*** DATA SHOWN ***

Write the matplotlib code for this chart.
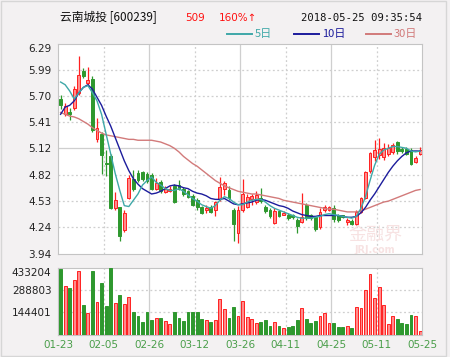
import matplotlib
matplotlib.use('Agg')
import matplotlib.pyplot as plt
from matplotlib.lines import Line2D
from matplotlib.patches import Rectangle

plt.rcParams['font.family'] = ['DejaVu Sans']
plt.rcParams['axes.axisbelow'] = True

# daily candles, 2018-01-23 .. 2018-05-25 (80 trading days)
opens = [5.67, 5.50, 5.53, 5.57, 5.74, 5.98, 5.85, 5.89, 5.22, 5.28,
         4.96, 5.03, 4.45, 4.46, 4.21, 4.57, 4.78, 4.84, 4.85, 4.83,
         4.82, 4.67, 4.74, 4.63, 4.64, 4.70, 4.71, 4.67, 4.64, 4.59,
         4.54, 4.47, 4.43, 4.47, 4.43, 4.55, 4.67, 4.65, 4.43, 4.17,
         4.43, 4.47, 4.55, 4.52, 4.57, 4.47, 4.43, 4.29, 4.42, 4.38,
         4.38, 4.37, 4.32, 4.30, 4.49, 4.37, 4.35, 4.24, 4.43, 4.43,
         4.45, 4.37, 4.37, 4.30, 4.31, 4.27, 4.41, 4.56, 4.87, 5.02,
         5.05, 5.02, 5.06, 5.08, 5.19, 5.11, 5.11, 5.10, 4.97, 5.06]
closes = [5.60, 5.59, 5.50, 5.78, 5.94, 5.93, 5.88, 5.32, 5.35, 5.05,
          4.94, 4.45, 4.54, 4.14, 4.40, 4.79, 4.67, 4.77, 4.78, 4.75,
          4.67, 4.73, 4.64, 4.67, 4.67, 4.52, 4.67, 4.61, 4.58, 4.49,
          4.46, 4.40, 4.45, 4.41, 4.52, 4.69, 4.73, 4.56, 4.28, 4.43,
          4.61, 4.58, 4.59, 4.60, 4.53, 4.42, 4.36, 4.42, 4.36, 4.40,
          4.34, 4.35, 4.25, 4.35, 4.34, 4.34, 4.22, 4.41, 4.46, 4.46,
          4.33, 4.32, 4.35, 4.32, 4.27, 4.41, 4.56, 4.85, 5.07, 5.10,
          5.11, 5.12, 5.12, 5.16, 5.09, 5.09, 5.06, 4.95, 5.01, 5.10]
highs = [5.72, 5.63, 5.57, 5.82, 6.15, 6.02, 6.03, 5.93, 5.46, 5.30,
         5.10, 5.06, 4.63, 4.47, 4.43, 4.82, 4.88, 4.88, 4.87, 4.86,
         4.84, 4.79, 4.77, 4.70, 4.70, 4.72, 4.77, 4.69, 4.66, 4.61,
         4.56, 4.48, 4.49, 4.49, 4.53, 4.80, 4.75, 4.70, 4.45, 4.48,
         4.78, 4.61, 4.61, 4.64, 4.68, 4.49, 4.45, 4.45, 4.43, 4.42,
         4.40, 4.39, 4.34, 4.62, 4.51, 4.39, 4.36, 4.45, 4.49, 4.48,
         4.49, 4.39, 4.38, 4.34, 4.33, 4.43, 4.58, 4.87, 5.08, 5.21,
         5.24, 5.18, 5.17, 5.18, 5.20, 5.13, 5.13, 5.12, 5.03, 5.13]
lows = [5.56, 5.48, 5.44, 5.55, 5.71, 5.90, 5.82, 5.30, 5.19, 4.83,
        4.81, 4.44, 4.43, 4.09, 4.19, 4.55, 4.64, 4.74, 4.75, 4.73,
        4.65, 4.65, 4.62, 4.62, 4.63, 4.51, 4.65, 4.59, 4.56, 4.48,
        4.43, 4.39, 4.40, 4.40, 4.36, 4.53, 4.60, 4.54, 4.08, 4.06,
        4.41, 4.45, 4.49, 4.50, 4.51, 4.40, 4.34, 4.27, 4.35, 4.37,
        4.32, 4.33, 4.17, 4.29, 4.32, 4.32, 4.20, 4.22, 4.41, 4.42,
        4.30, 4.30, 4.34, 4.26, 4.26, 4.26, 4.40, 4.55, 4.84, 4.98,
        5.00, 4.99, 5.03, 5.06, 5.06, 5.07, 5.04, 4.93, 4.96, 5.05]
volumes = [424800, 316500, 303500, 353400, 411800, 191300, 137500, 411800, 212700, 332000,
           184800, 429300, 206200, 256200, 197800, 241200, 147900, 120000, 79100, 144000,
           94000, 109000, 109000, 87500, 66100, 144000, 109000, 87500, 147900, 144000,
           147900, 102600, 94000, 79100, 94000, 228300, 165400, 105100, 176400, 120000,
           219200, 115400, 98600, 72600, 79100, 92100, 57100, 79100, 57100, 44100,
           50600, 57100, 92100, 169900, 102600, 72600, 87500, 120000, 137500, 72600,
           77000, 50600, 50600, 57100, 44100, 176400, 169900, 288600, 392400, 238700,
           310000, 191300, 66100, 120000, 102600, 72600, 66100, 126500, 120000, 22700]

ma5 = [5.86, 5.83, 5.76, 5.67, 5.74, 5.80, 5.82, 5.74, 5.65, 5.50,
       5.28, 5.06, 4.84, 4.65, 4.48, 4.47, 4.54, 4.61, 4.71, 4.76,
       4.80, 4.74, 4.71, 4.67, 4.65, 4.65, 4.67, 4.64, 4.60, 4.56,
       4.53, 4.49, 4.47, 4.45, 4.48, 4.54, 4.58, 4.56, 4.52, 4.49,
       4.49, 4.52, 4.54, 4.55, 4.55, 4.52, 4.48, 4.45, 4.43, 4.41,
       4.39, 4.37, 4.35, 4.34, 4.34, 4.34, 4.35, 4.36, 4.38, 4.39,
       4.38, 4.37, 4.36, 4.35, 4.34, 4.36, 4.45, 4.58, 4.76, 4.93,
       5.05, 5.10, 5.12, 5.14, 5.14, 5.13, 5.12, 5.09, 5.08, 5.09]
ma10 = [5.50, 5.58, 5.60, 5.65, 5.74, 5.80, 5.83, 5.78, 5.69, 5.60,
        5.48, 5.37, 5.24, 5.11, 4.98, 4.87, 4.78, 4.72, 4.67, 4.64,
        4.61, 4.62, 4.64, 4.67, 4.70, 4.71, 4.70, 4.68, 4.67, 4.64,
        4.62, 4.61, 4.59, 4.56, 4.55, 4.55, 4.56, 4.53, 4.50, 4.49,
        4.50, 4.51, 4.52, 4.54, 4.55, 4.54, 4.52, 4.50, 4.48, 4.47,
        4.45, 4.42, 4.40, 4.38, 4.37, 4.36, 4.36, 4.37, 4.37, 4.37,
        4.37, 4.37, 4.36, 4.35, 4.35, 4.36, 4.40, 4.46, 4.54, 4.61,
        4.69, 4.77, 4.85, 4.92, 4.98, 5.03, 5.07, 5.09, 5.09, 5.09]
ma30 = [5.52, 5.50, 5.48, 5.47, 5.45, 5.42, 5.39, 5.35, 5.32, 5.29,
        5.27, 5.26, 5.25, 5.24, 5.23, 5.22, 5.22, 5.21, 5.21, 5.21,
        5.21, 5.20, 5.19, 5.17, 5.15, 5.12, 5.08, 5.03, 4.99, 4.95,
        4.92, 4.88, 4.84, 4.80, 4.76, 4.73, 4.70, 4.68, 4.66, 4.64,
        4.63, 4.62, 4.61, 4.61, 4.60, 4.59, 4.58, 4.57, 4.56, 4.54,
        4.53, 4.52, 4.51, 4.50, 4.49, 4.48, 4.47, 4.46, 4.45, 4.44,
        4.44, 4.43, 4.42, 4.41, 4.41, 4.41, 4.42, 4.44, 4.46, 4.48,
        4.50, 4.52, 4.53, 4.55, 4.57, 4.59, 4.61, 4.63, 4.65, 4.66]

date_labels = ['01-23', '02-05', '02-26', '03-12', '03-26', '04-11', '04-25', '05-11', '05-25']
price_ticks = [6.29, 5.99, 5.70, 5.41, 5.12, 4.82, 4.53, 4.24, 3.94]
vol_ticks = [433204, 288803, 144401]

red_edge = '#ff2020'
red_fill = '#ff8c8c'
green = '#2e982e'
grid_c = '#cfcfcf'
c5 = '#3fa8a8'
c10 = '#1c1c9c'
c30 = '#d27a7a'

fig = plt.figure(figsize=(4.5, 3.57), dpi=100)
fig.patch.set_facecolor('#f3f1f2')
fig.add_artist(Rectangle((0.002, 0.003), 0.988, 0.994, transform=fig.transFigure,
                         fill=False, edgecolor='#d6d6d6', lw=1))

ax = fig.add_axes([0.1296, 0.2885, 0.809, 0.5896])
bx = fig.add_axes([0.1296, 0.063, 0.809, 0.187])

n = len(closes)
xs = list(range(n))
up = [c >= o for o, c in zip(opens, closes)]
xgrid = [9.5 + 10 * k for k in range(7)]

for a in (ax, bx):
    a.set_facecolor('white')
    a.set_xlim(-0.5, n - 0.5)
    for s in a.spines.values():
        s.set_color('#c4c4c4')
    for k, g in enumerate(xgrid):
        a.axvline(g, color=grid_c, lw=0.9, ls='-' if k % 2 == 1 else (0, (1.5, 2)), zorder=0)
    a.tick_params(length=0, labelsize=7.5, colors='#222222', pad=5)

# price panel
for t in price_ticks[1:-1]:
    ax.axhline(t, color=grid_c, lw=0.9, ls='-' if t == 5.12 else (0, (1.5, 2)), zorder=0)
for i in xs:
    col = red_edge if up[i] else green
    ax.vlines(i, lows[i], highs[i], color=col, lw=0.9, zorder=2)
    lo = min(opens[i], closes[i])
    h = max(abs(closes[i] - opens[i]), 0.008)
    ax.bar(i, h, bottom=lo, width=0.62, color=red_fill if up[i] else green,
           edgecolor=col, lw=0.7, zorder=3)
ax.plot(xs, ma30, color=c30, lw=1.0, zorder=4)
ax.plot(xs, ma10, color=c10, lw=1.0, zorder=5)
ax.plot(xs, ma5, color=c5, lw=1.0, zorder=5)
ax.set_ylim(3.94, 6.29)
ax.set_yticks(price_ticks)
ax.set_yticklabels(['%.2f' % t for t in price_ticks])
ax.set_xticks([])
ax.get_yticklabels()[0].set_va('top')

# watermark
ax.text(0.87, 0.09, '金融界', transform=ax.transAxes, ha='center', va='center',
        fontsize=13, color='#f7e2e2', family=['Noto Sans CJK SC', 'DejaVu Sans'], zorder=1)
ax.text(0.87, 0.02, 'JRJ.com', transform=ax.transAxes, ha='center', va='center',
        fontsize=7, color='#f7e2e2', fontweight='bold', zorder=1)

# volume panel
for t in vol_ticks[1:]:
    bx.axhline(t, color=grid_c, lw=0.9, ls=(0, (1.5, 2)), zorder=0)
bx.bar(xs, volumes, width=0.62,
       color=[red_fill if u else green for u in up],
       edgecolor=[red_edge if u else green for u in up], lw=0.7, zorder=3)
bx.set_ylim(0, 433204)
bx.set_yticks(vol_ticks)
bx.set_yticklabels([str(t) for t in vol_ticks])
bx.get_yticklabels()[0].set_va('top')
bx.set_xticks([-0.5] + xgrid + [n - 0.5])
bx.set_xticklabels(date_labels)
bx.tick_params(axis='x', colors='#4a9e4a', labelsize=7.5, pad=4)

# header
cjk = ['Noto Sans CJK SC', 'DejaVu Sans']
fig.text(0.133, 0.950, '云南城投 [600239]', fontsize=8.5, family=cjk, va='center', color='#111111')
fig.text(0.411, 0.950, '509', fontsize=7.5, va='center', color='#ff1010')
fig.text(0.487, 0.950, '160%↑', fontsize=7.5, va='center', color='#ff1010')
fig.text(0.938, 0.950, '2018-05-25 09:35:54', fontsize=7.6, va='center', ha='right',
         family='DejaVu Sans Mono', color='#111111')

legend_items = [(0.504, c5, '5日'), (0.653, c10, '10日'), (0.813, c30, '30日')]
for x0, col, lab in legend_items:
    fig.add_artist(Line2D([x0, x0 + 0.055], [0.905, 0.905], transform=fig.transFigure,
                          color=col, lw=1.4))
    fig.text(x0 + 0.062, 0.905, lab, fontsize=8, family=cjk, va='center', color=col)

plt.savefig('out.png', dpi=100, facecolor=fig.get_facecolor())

***

**WORK TO BE COMPLETED**
Reproduce the data above word for word from its first line through the line that holds "plt.rcParams['axes.axisbelow'] = True", both ends included; skip pictures.

**CORRECT OUTPUT**
Write the matplotlib code for this chart.
import matplotlib
matplotlib.use('Agg')
import matplotlib.pyplot as plt
from matplotlib.lines import Line2D
from matplotlib.patches import Rectangle

plt.rcParams['font.family'] = ['DejaVu Sans']
plt.rcParams['axes.axisbelow'] = True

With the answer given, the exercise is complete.